▶ [Exercise] Type out the material below exactly.
________________
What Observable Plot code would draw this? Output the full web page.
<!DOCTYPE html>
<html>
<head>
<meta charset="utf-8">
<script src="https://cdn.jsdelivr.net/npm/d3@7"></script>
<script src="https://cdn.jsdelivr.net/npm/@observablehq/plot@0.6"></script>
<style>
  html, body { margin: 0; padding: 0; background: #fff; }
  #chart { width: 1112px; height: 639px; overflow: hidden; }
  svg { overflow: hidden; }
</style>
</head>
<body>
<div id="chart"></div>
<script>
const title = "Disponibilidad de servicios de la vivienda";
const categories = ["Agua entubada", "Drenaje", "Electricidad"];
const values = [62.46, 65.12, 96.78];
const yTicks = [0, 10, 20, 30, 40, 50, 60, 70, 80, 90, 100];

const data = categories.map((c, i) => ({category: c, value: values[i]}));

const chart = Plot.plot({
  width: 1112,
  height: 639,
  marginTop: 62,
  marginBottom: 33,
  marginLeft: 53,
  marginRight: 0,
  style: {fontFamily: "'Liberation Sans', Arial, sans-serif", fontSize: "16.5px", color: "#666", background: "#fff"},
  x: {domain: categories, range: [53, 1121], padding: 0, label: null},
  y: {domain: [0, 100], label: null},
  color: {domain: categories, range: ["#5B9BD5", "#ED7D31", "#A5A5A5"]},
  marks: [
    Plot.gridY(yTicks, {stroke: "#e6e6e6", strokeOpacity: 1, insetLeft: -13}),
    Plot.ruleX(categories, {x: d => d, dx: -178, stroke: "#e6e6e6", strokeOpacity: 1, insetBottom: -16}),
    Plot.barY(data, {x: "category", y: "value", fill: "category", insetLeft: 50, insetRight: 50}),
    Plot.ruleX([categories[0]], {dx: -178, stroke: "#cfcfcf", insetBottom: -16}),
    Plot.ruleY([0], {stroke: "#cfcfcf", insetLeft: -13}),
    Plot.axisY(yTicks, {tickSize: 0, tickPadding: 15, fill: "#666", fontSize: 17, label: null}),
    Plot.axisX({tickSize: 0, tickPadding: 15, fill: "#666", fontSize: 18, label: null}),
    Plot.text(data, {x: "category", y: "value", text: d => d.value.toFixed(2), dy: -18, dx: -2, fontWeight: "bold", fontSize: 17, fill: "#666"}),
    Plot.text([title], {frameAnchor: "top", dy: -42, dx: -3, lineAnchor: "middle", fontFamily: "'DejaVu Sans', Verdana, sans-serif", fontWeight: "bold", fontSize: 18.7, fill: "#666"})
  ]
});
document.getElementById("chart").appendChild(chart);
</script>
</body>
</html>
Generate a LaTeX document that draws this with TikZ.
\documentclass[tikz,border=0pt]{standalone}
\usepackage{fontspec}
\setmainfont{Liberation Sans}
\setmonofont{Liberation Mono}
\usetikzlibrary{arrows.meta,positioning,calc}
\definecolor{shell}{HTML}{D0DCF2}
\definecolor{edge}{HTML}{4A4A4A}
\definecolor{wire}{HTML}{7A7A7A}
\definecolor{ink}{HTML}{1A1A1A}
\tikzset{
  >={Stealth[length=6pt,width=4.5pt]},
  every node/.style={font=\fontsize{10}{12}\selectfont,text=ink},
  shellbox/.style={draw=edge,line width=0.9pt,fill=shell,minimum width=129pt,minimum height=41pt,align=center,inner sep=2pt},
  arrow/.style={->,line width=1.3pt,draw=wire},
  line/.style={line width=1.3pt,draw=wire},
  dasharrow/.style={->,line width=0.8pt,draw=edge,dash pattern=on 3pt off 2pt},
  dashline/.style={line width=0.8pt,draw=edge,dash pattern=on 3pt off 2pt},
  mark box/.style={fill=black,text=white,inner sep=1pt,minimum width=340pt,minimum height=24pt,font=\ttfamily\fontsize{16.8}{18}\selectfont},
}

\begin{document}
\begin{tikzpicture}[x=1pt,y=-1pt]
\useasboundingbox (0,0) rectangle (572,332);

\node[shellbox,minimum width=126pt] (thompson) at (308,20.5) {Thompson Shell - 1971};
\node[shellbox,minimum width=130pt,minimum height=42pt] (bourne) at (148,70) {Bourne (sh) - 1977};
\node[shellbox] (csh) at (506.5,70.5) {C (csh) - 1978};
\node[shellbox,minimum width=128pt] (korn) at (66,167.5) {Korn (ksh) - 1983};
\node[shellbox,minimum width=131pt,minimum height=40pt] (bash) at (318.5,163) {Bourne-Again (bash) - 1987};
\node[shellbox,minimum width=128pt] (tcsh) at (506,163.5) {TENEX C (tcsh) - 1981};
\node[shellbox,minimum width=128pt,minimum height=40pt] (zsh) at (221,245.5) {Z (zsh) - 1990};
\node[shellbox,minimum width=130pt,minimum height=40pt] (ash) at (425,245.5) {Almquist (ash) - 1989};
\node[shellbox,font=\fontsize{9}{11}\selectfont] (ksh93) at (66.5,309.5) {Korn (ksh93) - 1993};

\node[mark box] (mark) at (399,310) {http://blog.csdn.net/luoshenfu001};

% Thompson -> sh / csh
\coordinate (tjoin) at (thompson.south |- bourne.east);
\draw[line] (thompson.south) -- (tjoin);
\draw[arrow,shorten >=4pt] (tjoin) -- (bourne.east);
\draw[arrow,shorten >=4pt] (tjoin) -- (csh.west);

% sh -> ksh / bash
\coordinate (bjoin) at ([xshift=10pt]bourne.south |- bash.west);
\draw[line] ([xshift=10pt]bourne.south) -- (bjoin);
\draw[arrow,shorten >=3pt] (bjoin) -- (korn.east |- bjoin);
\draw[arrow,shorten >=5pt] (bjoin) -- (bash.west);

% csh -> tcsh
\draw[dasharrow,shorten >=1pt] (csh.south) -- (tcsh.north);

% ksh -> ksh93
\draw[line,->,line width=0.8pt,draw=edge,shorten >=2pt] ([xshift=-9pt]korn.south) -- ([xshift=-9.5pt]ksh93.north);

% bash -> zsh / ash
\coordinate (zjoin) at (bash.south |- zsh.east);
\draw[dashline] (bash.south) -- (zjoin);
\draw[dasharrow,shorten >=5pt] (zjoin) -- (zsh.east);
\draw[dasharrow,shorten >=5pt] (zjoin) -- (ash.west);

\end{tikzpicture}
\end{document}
________________
▶ [Result of the task]
What Observable Plot code would draw this? Output the full web page.
<!DOCTYPE html>
<html>
<head>
<meta charset="utf-8">
<script src="https://cdn.jsdelivr.net/npm/d3@7"></script>
<script src="https://cdn.jsdelivr.net/npm/@observablehq/plot@0.6"></script>
<style>
  html, body { margin: 0; padding: 0; background: #fff; }
  #chart { width: 1112px; height: 639px; overflow: hidden; }
  svg { overflow: hidden; }
</style>
</head>
<body>
<div id="chart"></div>
<script>
const title = "Disponibilidad de servicios de la vivienda";
const categories = ["Agua entubada", "Drenaje", "Electricidad"];
const values = [62.46, 65.12, 96.78];
const yTicks = [0, 10, 20, 30, 40, 50, 60, 70, 80, 90, 100];

const data = categories.map((c, i) => ({category: c, value: values[i]}));

const chart = Plot.plot({
  width: 1112,
  height: 639,
  marginTop: 62,
  marginBottom: 33,
  marginLeft: 53,
  marginRight: 0,
  style: {fontFamily: "'Liberation Sans', Arial, sans-serif", fontSize: "16.5px", color: "#666", background: "#fff"},
  x: {domain: categories, range: [53, 1121], padding: 0, label: null},
  y: {domain: [0, 100], label: null},
  color: {domain: categories, range: ["#5B9BD5", "#ED7D31", "#A5A5A5"]},
  marks: [
    Plot.gridY(yTicks, {stroke: "#e6e6e6", strokeOpacity: 1, insetLeft: -13}),
    Plot.ruleX(categories, {x: d => d, dx: -178, stroke: "#e6e6e6", strokeOpacity: 1, insetBottom: -16}),
    Plot.barY(data, {x: "category", y: "value", fill: "category", insetLeft: 50, insetRight: 50}),
    Plot.ruleX([categories[0]], {dx: -178, stroke: "#cfcfcf", insetBottom: -16}),
    Plot.ruleY([0], {stroke: "#cfcfcf", insetLeft: -13}),
    Plot.axisY(yTicks, {tickSize: 0, tickPadding: 15, fill: "#666", fontSize: 17, label: null}),
    Plot.axisX({tickSize: 0, tickPadding: 15, fill: "#666", fontSize: 18, label: null}),
    Plot.text(data, {x: "category", y: "value", text: d => d.value.toFixed(2), dy: -18, dx: -2, fontWeight: "bold", fontSize: 17, fill: "#666"}),
    Plot.text([title], {frameAnchor: "top", dy: -42, dx: -3, lineAnchor: "middle", fontFamily: "'DejaVu Sans', Verdana, sans-serif", fontWeight: "bold", fontSize: 18.7, fill: "#666"})
  ]
});
document.getElementById("chart").appendChild(chart);
</script>
</body>
</html>
Generate a LaTeX document that draws this with TikZ.
\documentclass[tikz,border=0pt]{standalone}
\usepackage{fontspec}
\setmainfont{Liberation Sans}
\setmonofont{Liberation Mono}
\usetikzlibrary{arrows.meta,positioning,calc}
\definecolor{shell}{HTML}{D0DCF2}
\definecolor{edge}{HTML}{4A4A4A}
\definecolor{wire}{HTML}{7A7A7A}
\definecolor{ink}{HTML}{1A1A1A}
\tikzset{
  >={Stealth[length=6pt,width=4.5pt]},
  every node/.style={font=\fontsize{10}{12}\selectfont,text=ink},
  shellbox/.style={draw=edge,line width=0.9pt,fill=shell,minimum width=129pt,minimum height=41pt,align=center,inner sep=2pt},
  arrow/.style={->,line width=1.3pt,draw=wire},
  line/.style={line width=1.3pt,draw=wire},
  dasharrow/.style={->,line width=0.8pt,draw=edge,dash pattern=on 3pt off 2pt},
  dashline/.style={line width=0.8pt,draw=edge,dash pattern=on 3pt off 2pt},
  mark box/.style={fill=black,text=white,inner sep=1pt,minimum width=340pt,minimum height=24pt,font=\ttfamily\fontsize{16.8}{18}\selectfont},
}

\begin{document}
\begin{tikzpicture}[x=1pt,y=-1pt]
\useasboundingbox (0,0) rectangle (572,332);

\node[shellbox,minimum width=126pt] (thompson) at (308,20.5) {Thompson Shell - 1971};
\node[shellbox,minimum width=130pt,minimum height=42pt] (bourne) at (148,70) {Bourne (sh) - 1977};
\node[shellbox] (csh) at (506.5,70.5) {C (csh) - 1978};
\node[shellbox,minimum width=128pt] (korn) at (66,167.5) {Korn (ksh) - 1983};
\node[shellbox,minimum width=131pt,minimum height=40pt] (bash) at (318.5,163) {Bourne-Again (bash) - 1987};
\node[shellbox,minimum width=128pt] (tcsh) at (506,163.5) {TENEX C (tcsh) - 1981};
\node[shellbox,minimum width=128pt,minimum height=40pt] (zsh) at (221,245.5) {Z (zsh) - 1990};
\node[shellbox,minimum width=130pt,minimum height=40pt] (ash) at (425,245.5) {Almquist (ash) - 1989};
\node[shellbox,font=\fontsize{9}{11}\selectfont] (ksh93) at (66.5,309.5) {Korn (ksh93) - 1993};

\node[mark box] (mark) at (399,310) {http://blog.csdn.net/luoshenfu001};

% Thompson -> sh / csh
\coordinate (tjoin) at (thompson.south |- bourne.east);
\draw[line] (thompson.south) -- (tjoin);
\draw[arrow,shorten >=4pt] (tjoin) -- (bourne.east);
\draw[arrow,shorten >=4pt] (tjoin) -- (csh.west);

% sh -> ksh / bash
\coordinate (bjoin) at ([xshift=10pt]bourne.south |- bash.west);
\draw[line] ([xshift=10pt]bourne.south) -- (bjoin);
\draw[arrow,shorten >=3pt] (bjoin) -- (korn.east |- bjoin);
\draw[arrow,shorten >=5pt] (bjoin) -- (bash.west);

% csh -> tcsh
\draw[dasharrow,shorten >=1pt] (csh.south) -- (tcsh.north);

% ksh -> ksh93
\draw[line,->,line width=0.8pt,draw=edge,shorten >=2pt] ([xshift=-9pt]korn.south) -- ([xshift=-9.5pt]ksh93.north);

% bash -> zsh / ash
\coordinate (zjoin) at (bash.south |- zsh.east);
\draw[dashline] (bash.south) -- (zjoin);
\draw[dasharrow,shorten >=5pt] (zjoin) -- (zsh.east);
\draw[dasharrow,shorten >=5pt] (zjoin) -- (ash.west);

\end{tikzpicture}
\end{document}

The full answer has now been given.